“Rain, Hail, and Snow”

A Massachusetts paper says that Isaiah Thomas, the almanac-maker, when preparing the ‘annual’ of 1780, being asked by one of his boys what he should put in opposite July 13th, for weather predictions (a date overlooked), he replied ‘anything, anything.’ The boy returned to the office and set up ‘Rain, hail, and snow.’ The country was all amazed when the day came, for it actually rained, hailed, and snowed violently.

Bizarre Notes & Queries, March 1887

Monte Verde

In 1975, a veterinary student came across a curious bone in south-central Chile, about 36 miles east of the Pacific. It proved to be that of a mastodon, and as archaeologists explored the discovery site, they found the remains of ancient hearths, a brazier pit, and a 20-foot tentlike structure made of wood and animal hides.

The site is estimated to be 12,500 years old. If that’s accurate, these people occupied Chile a full millennium before humans are generally thought to have colonized the Americas. Who were they?

“That Apparition, Sole of Men”

On June 15, 1822, Jane Williams claimed to have seen a doppelgänger of her friend Percy Bysshe Shelley. Two, in fact. Mary Shelley described the episode in a letter:

She was standing one day … at a window that looked on the Terrace with [Edward] Trelawny — it was day — she saw as she thought Shelley pass by the window, as he often was then, without a coat or jacket — he passed again — now as he passed both times the same way — and as from the side towards which he went each time there was no way to get back except past the window again (except over a wall twenty feet from the ground) she was struck at seeing him pass twice thus & looked out & seeing him no more she cried — ‘Good God can Shelley have leapt from the wall? Where can he be gone?’ Shelley, said Trelawny — ‘No Shelley has past — What do you mean?’ Trelawny says that she trembled exceedingly when she heard this & it proved indeed that Shelley had never been on the terrace & was far off at the time she saw him.

Two weeks later, Shelley drowned in the Bay of Spezia.

Trick or Treat

Dorothy Parker once attended a Halloween party where she noticed a group of people around a tub of water. She asked what they were doing and was told they were ducking for apples.
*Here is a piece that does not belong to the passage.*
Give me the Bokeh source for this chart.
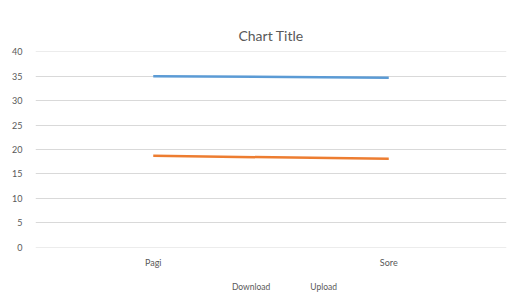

“There, but for a typographical error,” she said, “is the story of my life.”

Showoff

Christian Henry Heinecken, born at Lubeck, in 1721, spoke his mother tongue fluently at ten months of age; at one year old he knew the principal events of the Pentateuch; in two months more he was master of the entire histories of the Old and New Testaments; at two years and a half he answered the principal questions of geography, and in ancient and modern history. He spoke Latin, French, German, and Dutch with facility before the commencement of his fourth year. His constitution was so delicate that he was not weaned till a few months before his death which occurred in 1725.